ERIC Number: ED284335
Record Type: RIE
Publication Date: 1987-Jun
Reference Count: 0
Causes of Job Dissatisfaction among Teachers.
Job dissatisfaction may manifest itself in frustration for the teacher and defense mechanisms for the employer. Previous research suggests that unfulfilled needs, goals, and value expectations, as well as the lack of achievement of outcomes, account for job dissatisfaction. Other variables include demography, disillusionment with life, lack of participation in decision-making, and absence of considerate leader behavior. Due to a plethora of hypotheses, variables, specific dimensions, and measuring instruments, research offers only a limited comprehension of job dissatisfaction. In a recent survey, questionnaires completed by 894 elementary and 971 secondary school teachers from 17 Ontario school boards revealed that few respondents were dissatisfied; demography was generally insignificant; dissatisfaction was associated with external control, low self-esteem, an absence of humanistic work values, disappointment in life, and an absence of particular job characteristics; alienation from teaching and lack of job motivation were the most powerful predictors; and teachers wished instruction to be more challenging.

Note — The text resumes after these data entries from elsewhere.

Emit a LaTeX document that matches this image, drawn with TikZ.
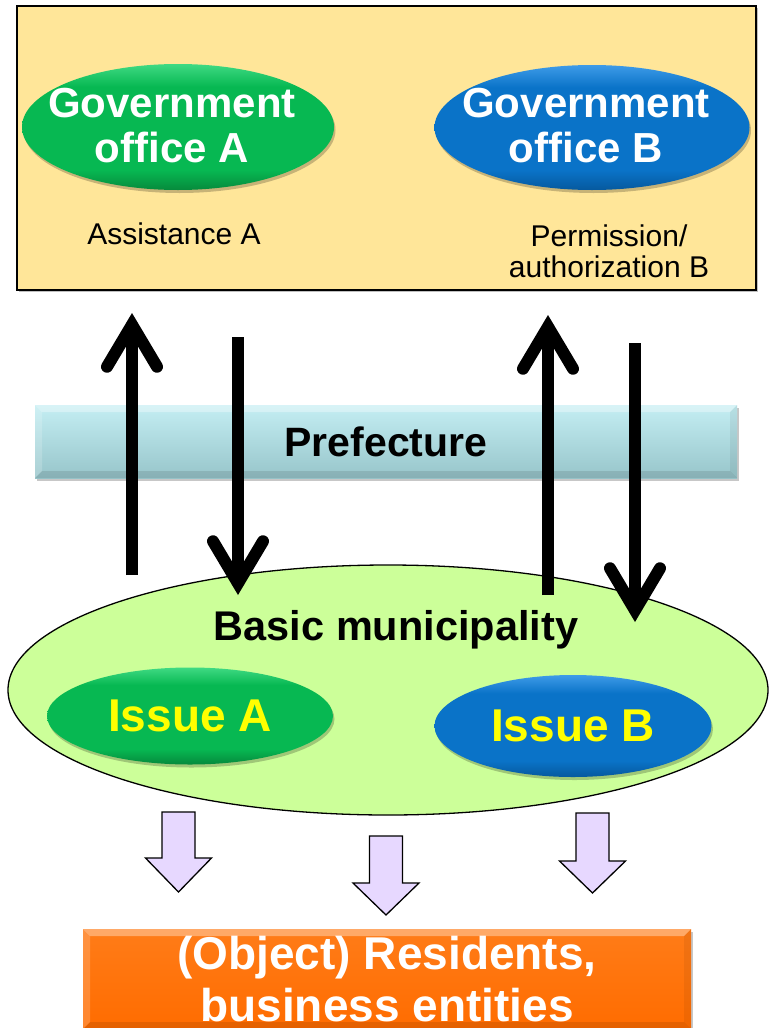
\documentclass[tikz,border=0pt]{standalone}
\usepackage{fontspec}
\setmainfont{Liberation Sans}
\usetikzlibrary{shapes.geometric,arrows.meta,shadows,calc}

\definecolor{panelfill}{HTML}{FFE699}
\definecolor{greenTop}{HTML}{3FDA83}
\definecolor{greenMid}{HTML}{07B852}
\definecolor{greenBot}{HTML}{068A3C}
\definecolor{blueTop}{HTML}{3E9BE8}
\definecolor{blueMid}{HTML}{0A73C8}
\definecolor{blueBot}{HTML}{06599E}
\definecolor{prefTop}{HTML}{C4EEF3}
\definecolor{prefBot}{HTML}{97C5CA}
\definecolor{muniFill}{HTML}{CCFF99}
\definecolor{lavFill}{HTML}{E7D8FF}
\definecolor{orangeTop}{HTML}{FF7C18}
\definecolor{orangeBot}{HTML}{FF6C00}
\definecolor{issueText}{HTML}{FFFF00}

% glossy fills: flat body, light rim on top, darker rim below
\pgfdeclareverticalshading{glossgreen}{100bp}{color(0bp)=(greenBot); color(25bp)=(greenBot);
  color(33bp)=(greenMid); color(66bp)=(greenMid); color(75bp)=(greenTop); color(100bp)=(greenTop)}
\pgfdeclareverticalshading{glossblue}{100bp}{color(0bp)=(blueBot); color(25bp)=(blueBot);
  color(33bp)=(blueMid); color(66bp)=(blueMid); color(75bp)=(blueTop); color(100bp)=(blueTop)}

\tikzset{
  every node/.style={inner sep=0pt, outer sep=0pt},
  softshadow/.style={drop shadow={shadow xshift=1.5pt, shadow yshift=-3pt, opacity=0.22, fill=black}},
  bevel/.style={path picture={
    \fill[white,opacity=0.35]
      (path picture bounding box.north west) -- (path picture bounding box.north east)
      -- ++(-7pt,-7pt) -- ($(path picture bounding box.north west)+(7pt,-7pt)$) -- cycle;
    \fill[white,opacity=0.18]
      (path picture bounding box.north west) -- ($(path picture bounding box.north west)+(7pt,-7pt)$)
      -- ($(path picture bounding box.south west)+(7pt,7pt)$) -- (path picture bounding box.south west) -- cycle;
    \fill[black,opacity=0.10]
      (path picture bounding box.south west) -- (path picture bounding box.south east)
      -- ++(-7pt,7pt) -- ($(path picture bounding box.south west)+(7pt,7pt)$) -- cycle;
    \fill[black,opacity=0.06]
      (path picture bounding box.north east) -- ($(path picture bounding box.north east)+(-7pt,-7pt)$)
      -- ($(path picture bounding box.south east)+(-7pt,7pt)$) -- (path picture bounding box.south east) -- cycle;
  }},
  panel/.style={rectangle, draw=black, line width=1.4pt, fill=panelfill,
    drop shadow={shadow xshift=2pt, shadow yshift=-2pt, opacity=0.25, fill=black}},
  officegreen/.style={ellipse, softshadow, shading=glossgreen},
  officeblue/.style={ellipse, softshadow, shading=glossblue},
  officetext/.style={text=white, align=center, font=\fontsize{42}{45}\selectfont\bfseries},
  smalltext/.style={text=black, align=center, font=\fontsize{30}{31}\selectfont},
  prefbar/.style={rectangle, top color=prefTop, bottom color=prefBot, bevel, softshadow,
    font=\fontsize{41}{44}\selectfont\bfseries, text=black},
  muni/.style={ellipse, draw=black, line width=1.3pt, fill=muniFill},
  munitext/.style={font=\fontsize{41.5}{44}\selectfont\bfseries, text=black},
  issuetext/.style={text=issueText, font=\fontsize{46}{48}\selectfont\bfseries},
  objbox/.style={rectangle, top color=orangeTop, bottom color=orangeBot, bevel, softshadow,
    text=white, align=center, font=\fontsize{46}{52}\selectfont\bfseries},
  bigarrow/.style={line width=12pt, black,
    -{Straight Barb[length=42pt, width=50pt, line cap=round, line join=miter]}},
  lavstyle/.style={draw=black, line width=1.3pt, fill=lavFill, line join=miter},
  pics/lavarrow/.style 2 args={code={
    \draw[lavstyle] (-16.5,0) -- (16.5,0) -- (16.5,#1) -- (33,#1) -- (0,#2)
      -- (-33,#1) -- (-16.5,#1) -- cycle;
  }},
}

\begin{document}
\begin{tikzpicture}[x=1pt, y=-1pt]
  \useasboundingbox[fill=white] (0,0) rectangle (769,1028);

  % upper panel with the two government offices
  \node[panel, minimum width=739pt, minimum height=284pt] (panel) at (386.5,148) {};
  \node[officegreen, minimum width=312pt, minimum height=126pt] (offA) at (178,127) {};
  \node[officetext] (offAtext) at (172,126) {Government\\office A};
  \node[officeblue, minimum width=315pt, minimum height=125pt] (offB) at (592,127.5) {};
  \node[officetext] (offBtext) at (586,126) {Government\\office B};
  \node[smalltext] (assistA) at (174,234) {Assistance A};
  \node[smalltext] (permB) at (609,251.5) {Permission/\\authorization B};

  % prefecture bar
  \node[prefbar, minimum width=702pt, minimum height=73pt] (pref) at (386,441.5) {Prefecture};

  % basic municipality with its issues
  \node[muni, minimum width=760pt, minimum height=250pt] (muni) at (388,690) {};
  \node[munitext] (munitext) at (396,630) {Basic municipality};
  \node[officegreen, minimum width=286pt, minimum height=97pt] (issA) at (190,716)
    {\color{issueText}\fontsize{46}{48}\selectfont\bfseries Issue A};
  \node[officeblue, minimum width=277pt, minimum height=102pt] (issB) at (573,726)
    {\color{issueText}\fontsize{46}{48}\selectfont\bfseries Issue B};

  % vertical flows between the levels
  \coordinate (upAs) at (132,575);
  \coordinate (upAe) at (132,313);
  \coordinate (dnAs) at (238,337);
  \coordinate (dnAe) at (238,595);
  \coordinate (upBs) at (548,595);
  \coordinate (upBe) at (548,315);
  \coordinate (dnBs) at (635,343);
  \coordinate (dnBe) at (635,622);
  \draw[bigarrow] (upAs) -- (upAe);
  \draw[bigarrow] (dnAs) -- (dnAe);
  \draw[bigarrow] (upBs) -- (upBe);
  \draw[bigarrow] (dnBs) -- (dnBe);

  % block arrows down to the residents
  \pic (lavL) at (178.5,812) {lavarrow={46}{80}};
  \pic (lavM) at (386,836) {lavarrow={47}{79}};
  \pic (lavR) at (592.5,813) {lavarrow={48}{80}};

  % target group
  \node[objbox, minimum width=608pt, minimum height=100pt] (obj) at (387,979)
    {(Object) Residents,\\business entities};
\end{tikzpicture}
\end{document}
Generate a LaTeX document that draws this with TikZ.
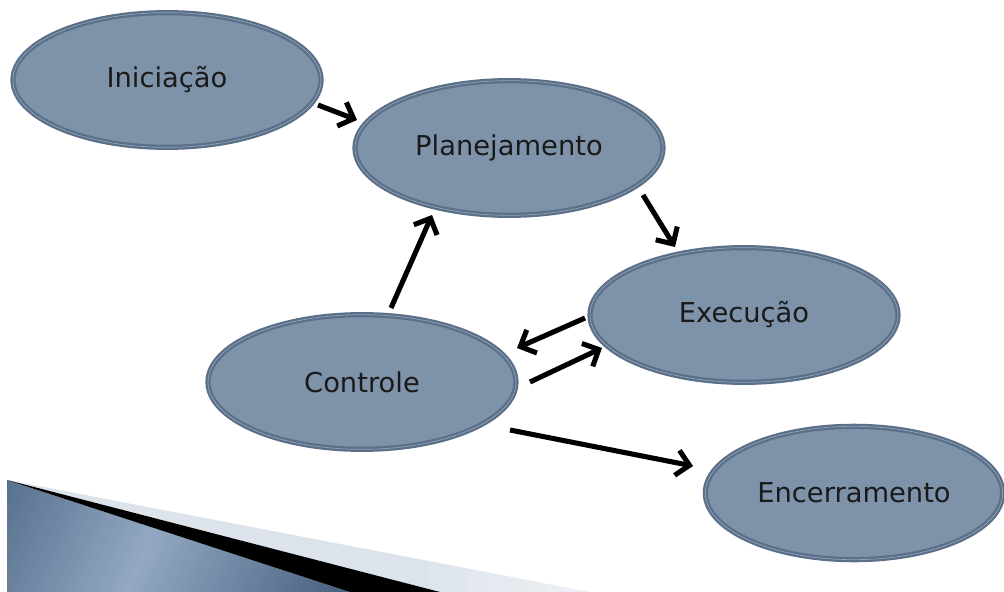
\documentclass[tikz,border=0pt]{standalone}
\usepackage{fontspec}
\setmainfont{DejaVu Sans}
\usetikzlibrary{shapes.geometric,arrows.meta}
\definecolor{efill}{HTML}{7E93AA}
\definecolor{eedge}{HTML}{5B6F88}
\definecolor{einner}{HTML}{91A4BA}
\definecolor{etext}{HTML}{1A1A1A}
\definecolor{bdark}{HTML}{46607F}
\definecolor{blight}{HTML}{93A9C2}
\definecolor{lband}{HTML}{DCE3EA}
\begin{document}
\begin{tikzpicture}[x=0.75pt,y=-0.75pt,
  phase/.style={ellipse, fill=efill, draw=eedge, line width=1.7pt, inner sep=0pt,
    double=einner, double distance=0.5pt,
    minimum width=231pt, minimum height=101pt,
    font=\fontsize{20.5}{24}\selectfont, text=etext},
  arr/.style={line width=3.8pt, -{Straight Barb[length=9.5pt,width=19pt]}}
]
\useasboundingbox (0,0) rectangle (1004,592);
% bottom-left decoration: light band
\begin{scope}
  \clip (7,480) -- (590,592) -- (440,592) -- cycle;
  \foreach \i in {0,...,29} {
    \pgfmathsetmacro{\p}{\i<20 ? 100 : 100-(\i-20)*6}
    \fill[lband!\p!white] (7+20*\i,470) rectangle (7+20*\i+21,600);
  }
\end{scope}
% blue wedge with gradient
\begin{scope}
  \clip (7,480) -- (350,592) -- (7,592) -- cycle;
  \foreach \i in {0,...,80} {
    \pgfmathsetmacro{\t}{\i/80}
    \pgfmathsetmacro{\p}{max(0,100*(1-abs(\t-0.45)/0.55))}
    \fill[blight!\p!bdark] (-60+5*\i,600) -- (-60+5*\i+6,600) -- (-60+5*\i+6+60,470) -- (-60+5*\i+60,470) -- cycle;
  }
\end{scope}
\fill[black] (7,480) -- (440,592) -- (350,592) -- cycle;
% phases
\node[phase] (ini) at (167,80) {Iniciação};
\node[phase] (plan) at (509,148) {Planejamento};
\node[phase] (exe) at (744,315) {Execução};
\node[phase] (ctl) at (362,382) {Controle};
\node[phase, minimum width=223pt, minimum height=100pt] (enc) at (854,493) {Encerramento};
% connectors
\draw[arr] ([shift={(151,25)}]ini.center) -- ([shift={(-152,-28)}]plan.center);
\draw[arr] ([shift={(134,47)}]plan.center) -- ([shift={(-69,-68)}]exe.center);
\draw[arr] ([shift={(29,-74)}]ctl.center) -- ([shift={(-77,67)}]plan.center);
\draw[arr] ([shift={(-159,3)}]exe.center) -- ([shift={(155,-34)}]ctl.center);
\draw[arr] ([shift={(168,0)}]ctl.center) -- ([shift={(-142,33)}]exe.center);
\draw[arr] ([shift={(148,48)}]ctl.center) -- ([shift={(-161,-27)}]enc.center);
\end{tikzpicture}
\end{document}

To make teaching more challenging, differentiated levels of teachers could be introduced; to avoid alienation and advance motivation, differentiated staffing could be combined with alternant leadership; and, to prevent excessive centralization, private schools could be encouraged. Attached are 64 references and 4 tables. (RG)
Publication Type: Reports - Research; Speeches/Meeting Papers
Education Level: N/A
Audience: Practitioners; Researchers
Authoring Institution: N/A
Note: Paper presented at the Annual Meeting of the Canadian Society for Studies in Education (Hamilton, Ontario, Canada, May 31-June 3, 1987).